The Caribbean island seeks to apply state-of-the-art knowledge for developing its mining sector.
China's Geological Service (GS) and Cuba's Institute of Geology and Paleontology (IGP) signed Tuesday a memorandum of understanding (MoU) to investigate minerals and make a geochemical map of the island, with the aim of detecting new oil fields and gas.
GS vice president Wang Yan explained that the MoU contains cooperation projects to investigate minerals such as zeolite, nickel and chromium. Also, the bilateral partnership includes the exchange of scientific and technical information, field studies, symposia, conferences, workshops, and joint projects, among others.
Scientific cooperation will be developed in such areas as basic geology, geochemical and geophysical mapping, remote sensing, geoinformation technology, geobase data, mineral resource evaluation and exploration technology, environmental geology, marine geology and geohazards.
The IGP General Director Luis Gomez Narbona indicated that bilateral cooperation is expected to begin with an agreement aimed at preparing a Cuban geochemical map.
This initiative will also encompass research aimed at mapping variables related to agriculture and environmental protection.
“A MoU on earth sciences collaboration was signed today in Havana by representatives of the Geological Service of the People's Republic of China and the Institute of Geology and Paleontology (IGP) of Cuba.”
This new agreement with China is preceded by the efforts made by Cuba to relaunch its oil prospecting projects, both in deep and shallow waters, with the help of foreign capital. These actions seek to reduce Cuba's energy dependence on energy imports.
Representatives of the Chinese government will also sign an MoU with the Cuban Petroleum Research Center (Cupet).
According to the Cuban News Agency, the Cuban Council of Ministers approved new legal norms for the country's geology policy in August 2018. These rules establish that scientific knowledge is the main element for the development of economic activities in the mining sector.
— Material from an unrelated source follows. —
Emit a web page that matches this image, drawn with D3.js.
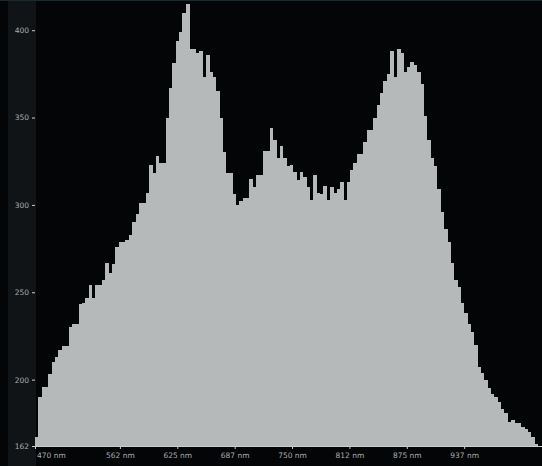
<!DOCTYPE html>
<html>
<head>
<meta charset="utf-8">
<script src="https://cdn.jsdelivr.net/npm/d3@7.9.0/dist/d3.min.js"></script>
<style>
  html, body { margin: 0; padding: 0; background: #040506; }
  svg { display: block; }
  .tick text { font-family: "DejaVu Sans", sans-serif; }
</style>
</head>
<body>
<svg id="chart" width="542" height="466"></svg>
<script>
// spectrum histogram, bins start at 470 nm
const binStart = 470;
const binWidth = 3.65; // nm
const counts = [
  167, 190, 196, 196, 203, 210, 213, 217, 219, 219,
  230, 232, 232, 243, 244, 247, 254, 247, 254, 254,
  257, 267, 261, 266, 276, 279, 279, 280, 283, 290,
  295, 301, 301, 307, 323, 318, 328, 324, 324, 350,
  367, 381, 394, 399, 410, 415, 389, 389, 387, 388,
  373, 386, 376, 373, 365, 350, 330, 318, 318, 306,
  300, 302, 304, 304, 315, 310, 317, 317, 331, 331,
  344, 337, 327, 334, 327, 322, 323, 319, 314, 319,
  316, 310, 303, 317, 307, 306, 311, 303, 310, 307,
  309, 313, 303, 313, 320, 324, 329, 329, 336, 343,
  343, 350, 357, 364, 371, 375, 388, 373, 389, 387,
  376, 379, 382, 380, 376, 369, 351, 337, 327, 322,
  309, 296, 286, 279, 267, 257, 253, 244, 238, 232,
  227, 220, 207, 204, 200, 195, 192, 190, 187, 183,
  181, 176, 177, 175, 175, 173, 172, 170, 167, 163
];
const xTickValues = [470, 562.5, 625, 687.5, 750, 812.5, 875, 937.5];
const yTickValues = [162, 200, 250, 300, 350, 400];

const width = 542, height = 466;
const svg = d3.select('#chart');

// left axis panel
svg.append('rect').attr('x', 8).attr('y', 0).attr('width', 28).attr('height', height)
  .attr('fill', '#101417');
svg.append('rect').attr('x', 0).attr('y', 0).attr('width', width).attr('height', 1)
  .attr('fill', '#1a2a33');

const x = d3.scaleLinear().domain([470, 1022.3]).range([35, 542]);
const y = d3.scaleLinear().domain([162, 415]).range([446, 4]);

const bins = counts.map((c, i) => ({ x0: binStart + i * binWidth, value: c }));

svg.append('g')
  .selectAll('rect')
  .data(bins)
  .join('rect')
  .attr('x', d => x(d.x0))
  .attr('y', d => y(d.value))
  .attr('width', x(binStart + binWidth) - x(binStart) + 0.4)
  .attr('height', d => y(162) - y(d.value))
  .attr('fill', '#b5b9ba')
  .attr('shape-rendering', 'crispEdges');

// x axis
const xAxis = svg.append('g')
  .attr('transform', `translate(0,${y(162)})`)
  .call(d3.axisBottom(x).tickValues(xTickValues).tickSize(3).tickPadding(4)
    .tickFormat(d => Math.floor(d) + ' nm'));
xAxis.select('.domain').attr('stroke', '#c8cccd').attr('stroke-width', 1);
xAxis.selectAll('.tick line').attr('stroke', '#c8cccd');
xAxis.selectAll('.tick text').attr('fill', '#a9adb0').attr('font-size', 7.5);
// first label sits to the right of the axis start
xAxis.selectAll('.tick text').filter(d => d === xTickValues[0])
  .attr('text-anchor', 'start').attr('dx', '0.2em');

// y axis
const yAxis = svg.append('g')
  .attr('transform', `translate(35,0)`)
  .call(d3.axisLeft(y).tickValues(yTickValues).tickSize(3).tickPadding(3));
yAxis.select('.domain').remove();
yAxis.selectAll('.tick line').attr('stroke', '#c8cccd');
yAxis.selectAll('.tick text').attr('fill', '#a9adb0').attr('font-size', 7.5);
</script>
</body>
</html>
In addition, Decree 345 established guidelines for scientific research and created the National Council of Geology.
The development of earth sciences in Cuba has also been fostered by the Cuban Geological Society (SCG), a NGO which is inviting foreign professionals, technicians and university students of geology, geophysics, mining and related sciences, to participate in the 8th Edition of the Earth Sciences Convention in Havana, an event which is to be hold from April 1 to 5.